Task description ▸ Below, locate the line that contains "drawn with matplotlib.". Repeat exactly from that line to the line that contains "plt.rcParams['font.family'] = ['Open", inclusive, leaving out the pictures.
%%
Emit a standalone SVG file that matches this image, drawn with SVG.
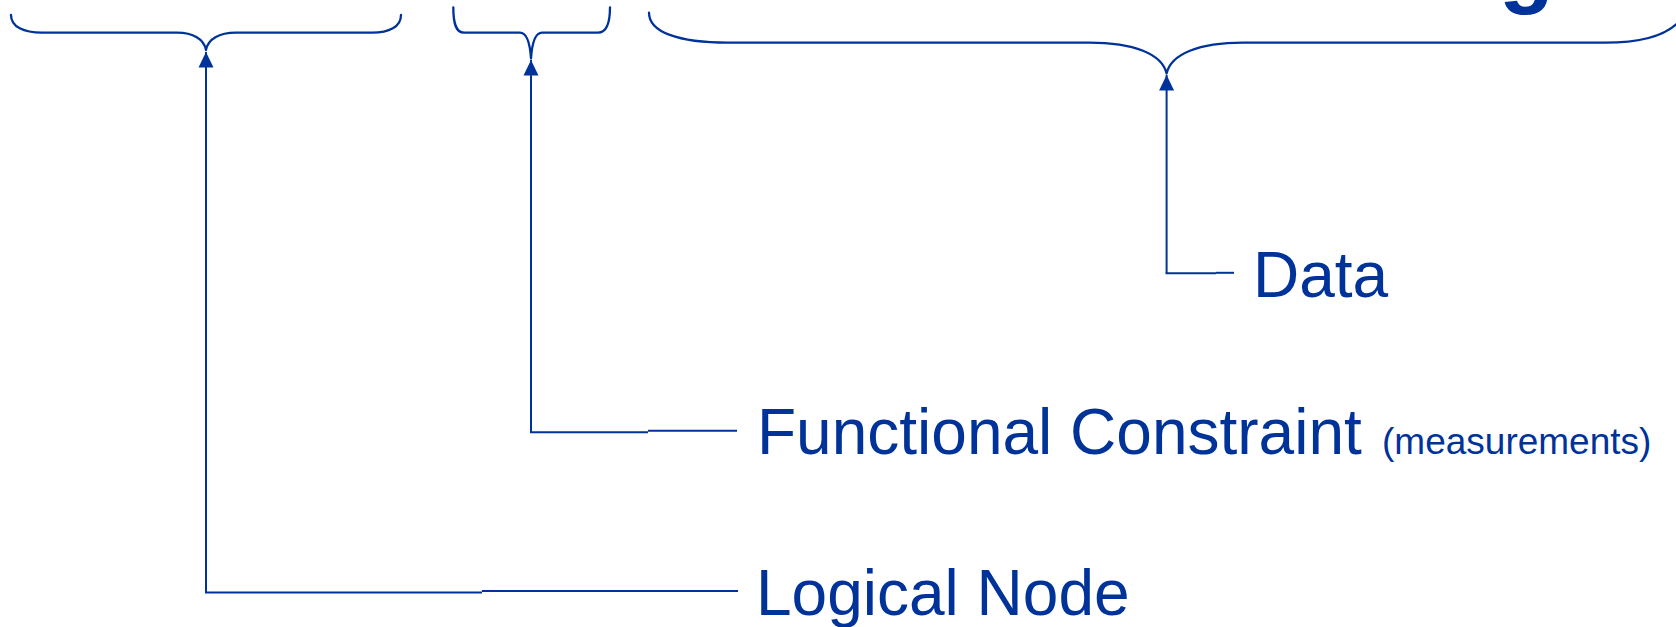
<svg xmlns="http://www.w3.org/2000/svg" width="1676" height="627" viewBox="0 0 1676 627">
<defs>
<style>
.brace{fill:none;stroke:#003399;stroke-width:2.3;stroke-linecap:round;stroke-linejoin:round}
.conn{fill:none;stroke:#003399;stroke-width:2}
.lbl{font-family:"Liberation Sans",Arial,sans-serif;font-size:64px;fill:#003399}
.small{font-size:37px}
.head{fill:#003399}
</style>
<marker id="arr" markerUnits="userSpaceOnUse" markerWidth="16" markerHeight="16" viewBox="0 0 16 16" refX="8" refY="0" orient="0">
<path d="M8 0 L15.5 15.5 L0.5 15.5 Z" fill="#003399"/>
</marker>
</defs>
<rect width="1676" height="627" fill="#ffffff"/>
<text x="1499" y="-4" font-family="Liberation Sans,Arial,sans-serif" font-weight="bold" font-size="90" fill="#003399">g</text>
<g id="brace-ln">
<path class="brace" d="M11 15 C11 27 24 32.7 42 32.7 L177 32.7 C193 32.7 204 39 206 50 C208 39 219 32.7 236 32.7 L372 32.7 C389 32.7 401 27 401 15"/>
</g>
<g id="brace-fc">
<path class="brace" d="M453.3 7.3 C453.3 24 456 32.7 464 32.7 L520 32.7 C527 32.7 530 44 531 58.5 C532 44 535 32.7 542 32.7 L598 32.7 C606 32.7 610 24 610 7.3"/>
</g>
<g id="brace-data">
<path class="brace" d="M649 12.7 C649 32 678 42.7 728 42.7 L1089 42.7 C1134 42.7 1162 54 1166.6 73.5 C1171 54 1199 42.7 1243 42.7 L1605 42.7 C1645 42.7 1670 34 1682 18"/>
</g>
<g id="connectors">
<path class="conn" d="M206 592.5 L206 52" marker-end="url(#arr)"/>
<polyline class="conn" points="205,592.5 482,592.5"/>
<polyline class="conn" points="482,591 738,591"/>
<path class="conn" d="M531 432.3 L531 60" marker-end="url(#arr)"/>
<polyline class="conn" points="530,432.3 648,432.3"/>
<polyline class="conn" points="648,430.7 737,430.7"/>
<path class="conn" d="M1166.6 273.3 L1166.6 75" marker-end="url(#arr)"/>
<polyline class="conn" points="1165.6,273.3 1216,273.3"/>
<polyline class="conn" points="1216,272.8 1234,272.8"/>
</g>
<g id="node-data">
<text class="lbl" x="1253" y="297">Data</text>
</g>
<g id="node-fc">
<text class="lbl" x="757" y="454">Functional Constraint <tspan class="small" x="1382">(measurements)</tspan></text>
</g>
<g id="node-ln">
<text class="lbl" x="756" y="615">Logical Node</text>
</g>
</svg>
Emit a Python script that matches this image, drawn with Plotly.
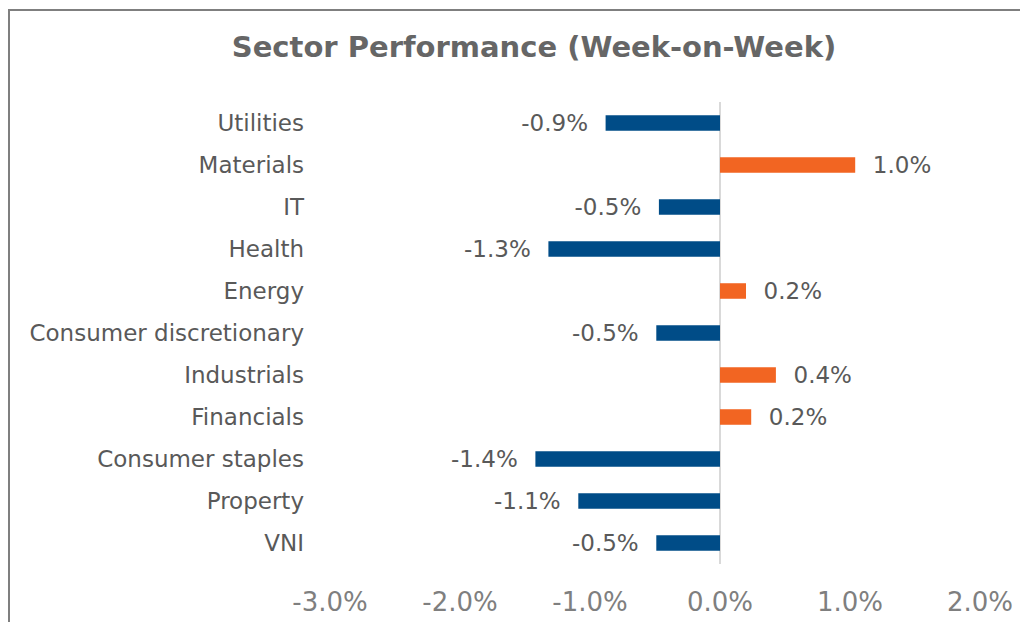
import plotly.graph_objects as go

categories = ["Utilities", "Materials", "IT", "Health", "Energy",
              "Consumer discretionary", "Industrials", "Financials",
              "Consumer staples", "Property", "VNI"]
values_pct = [-0.88, 1.04, -0.47, -1.32, 0.20, -0.49, 0.43, 0.24, -1.42, -1.09, -0.49]
tick_vals_pct = [-3.0, -2.0, -1.0, 0.0, 1.0, 2.0]
tick_text = ["-3.0%", "-2.0%", "-1.0%", "0.0%", "1.0%", "2.0%"]

colors = ["#F26522" if v >= 0 else "#004C87" for v in values_pct]
NB = "\u00a0\u00a0"
labels = [(NB + f"{v:.1f}%") if v >= 0 else (f"{v:.1f}%" + NB) for v in values_pct]

FONT = "DejaVu Sans"

fig = go.Figure(go.Bar(
    y=categories, x=values_pct, orientation="h",
    marker=dict(color=colors, line=dict(width=0)),
    text=labels, textposition="outside", constraintext="none",
    textfont=dict(family=FONT, size=23, color="#595959"),
    cliponaxis=False, hoverinfo="skip",
))

# plot area: x 322..972, y 94..556 in figure px (page adds 8px body margin)
fig.update_layout(
    width=1028, height=622,
    paper_bgcolor="white", plot_bgcolor="white",
    margin=dict(l=322, r=56, t=94, b=66, autoexpand=False),
    bargap=0.63,
    showlegend=False,
    title=dict(text="<b>Sector Performance (Week-on-Week)</b>", x=526 / 1028, xref="container",
               y=1 - 39 / 622, yref="container", xanchor="center", yanchor="middle",
               font=dict(family=FONT, size=29, color="#666666")),
    xaxis=dict(range=[-3, 2], tickvals=tick_vals_pct, ticktext=tick_text, tickangle=0,
               showgrid=False, zeroline=True, zerolinecolor="#D9D9D9", zerolinewidth=2,
               showline=False, ticks="", ticklabelstandoff=20, automargin=False,
               tickfont=dict(family=FONT, size=26, color="#7F7F7F")),
    yaxis=dict(categoryorder="array", categoryarray=categories[::-1],
               showgrid=False, showline=False, ticks="", ticklabelstandoff=25,
               automargin=False,
               tickfont=dict(family=FONT, size=23, color="#595959")),
    shapes=[dict(type="rect", xref="paper", yref="paper",
                 x0=(1 - 322) / 650, x1=1.2, y0=-0.3, y1=(556 - 2) / 462,
                 line=dict(color="#7F7F7F", width=2), fillcolor="rgba(0,0,0,0)", layer="below")],
)

fig.write_html("out.html")
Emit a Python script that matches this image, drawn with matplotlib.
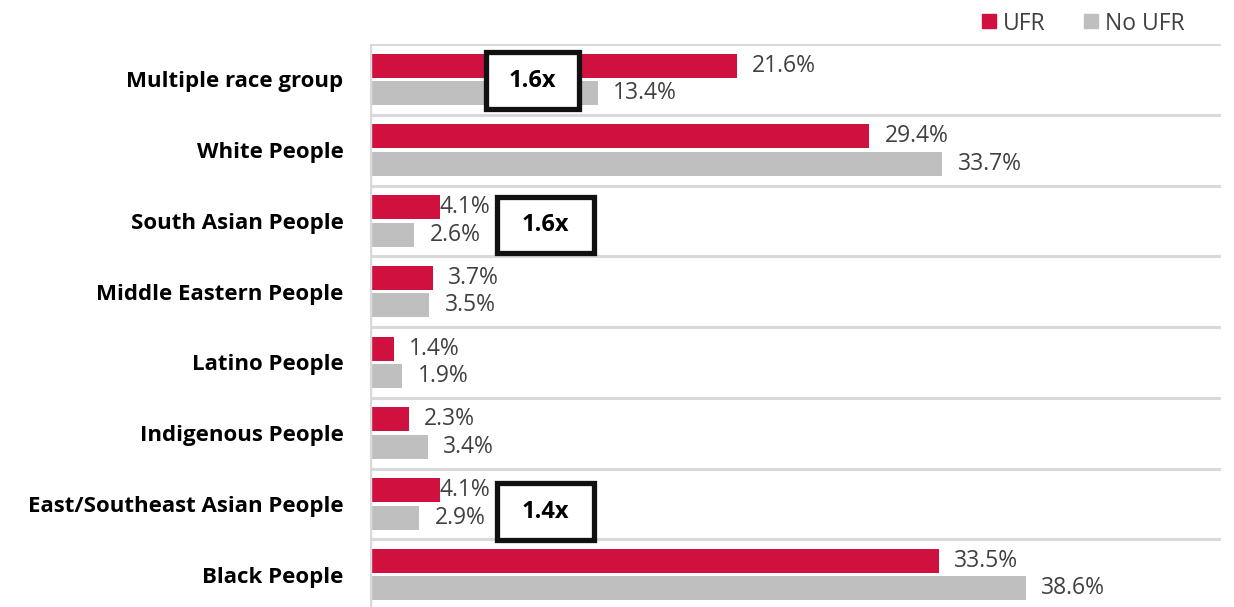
import matplotlib
matplotlib.use("Agg")
import matplotlib.pyplot as plt
import matplotlib.patches as mpatches
from matplotlib.lines import Line2D

plt.rcParams['font.family'] = ['Open Sans', 'DejaVu Sans']

categories = ['Multiple race group', 'White People', 'South Asian People',
              'Middle Eastern People', 'Latino People', 'Indigenous People',
              'East/Southeast Asian People', 'Black People']
ufr = [21.6, 29.4, 4.1, 3.7, 1.4, 2.3, 4.1, 33.5]
no_ufr = [13.4, 33.7, 2.6, 3.5, 1.9, 3.4, 2.9, 38.6]
series_names = ['UFR', 'No UFR']
ratio_rows = [0, 2, 6]
ratio_labels = ['1.6x', '1.6x', '1.4x']

RED = '#D0103F'
GRAY = '#BFBFBF'
TXT = '#404040'
GRID = '#D9D9D9'

fig = plt.figure(figsize=(12.34, 6.07), dpi=100)
ax = fig.add_axes([370 / 1234, -0.005, (1221 - 370) / 1234, 0.9325])

ys = list(range(len(categories)))
off = 0.195
h = 0.34
ax.barh([y - off for y in ys], ufr, height=h, color=RED, zorder=3)
ax.barh([y + off for y in ys], no_ufr, height=h, color=GRAY, zorder=3)

ax.set_xlim(0, 50.1)
ax.set_ylim(len(categories) - 0.5, -0.5)

for y in ys:
    ax.axhline(y - 0.5, color=GRID, lw=2.2, zorder=1)
ax.axvline(0, color=GRID, lw=2.5, zorder=4)

# value labels; a couple were nudged in the source chart
nudge = {(2, 0): 0.0, (6, 0): 0.0}
for i in ys:
    for s, vals in enumerate([ufr, no_ufr]):
        yy = i - off if s == 0 else i + off
        dx = nudge.get((i, s), 0.9)
        ax.text(vals[i] + dx, yy, f'{vals[i]:.1f}%', va='center', ha='left',
                fontsize=16.5, color=TXT)

ax.set_yticks(ys)
ax.set_yticklabels(categories, fontsize=16, fontweight='bold', color='black')
ax.tick_params(axis='y', length=0, pad=19)
ax.set_xticks([])
for sp in ax.spines.values():
    sp.set_visible(False)

# ratio callout boxes (x-left, x-right in data units, y-center shift)
box_pos = [(6.8, 12.3, 0.02), (7.5, 13.2, 0.06), (7.5, 13.2, 0.11)]
for r, lab, (x0, x1, dy) in zip(ratio_rows, ratio_labels, box_pos):
    bh = 0.8
    rect = mpatches.Rectangle((x0, r + dy - bh / 2), x1 - x0, bh,
                              facecolor='white', edgecolor='#111111',
                              lw=3.8, zorder=6)
    ax.add_patch(rect)
    ax.text((x0 + x1) / 2, r + dy, lab, ha='center', va='center',
            fontsize=17, fontweight='bold', color='black', zorder=7)

handles = [Line2D([], [], marker='s', ls='', color=RED, markersize=10),
           Line2D([], [], marker='s', ls='', color=GRAY, markersize=10)]
leg = fig.legend(handles, series_names, loc='upper right',
                 bbox_to_anchor=(1205 / 1234, 1.015), ncol=2, frameon=False,
                 fontsize=16.5, handletextpad=0.1, columnspacing=1.5,
                 handlelength=1.0)
for t in leg.get_texts():
    t.set_color(TXT)

fig.savefig('out.png', dpi=100)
%%
Reply to the task ▸
Emit a Python script that matches this image, drawn with matplotlib.
import matplotlib
matplotlib.use("Agg")
import matplotlib.pyplot as plt
import matplotlib.patches as mpatches
from matplotlib.lines import Line2D

plt.rcParams['font.family'] = ['Open Sans', 'DejaVu Sans']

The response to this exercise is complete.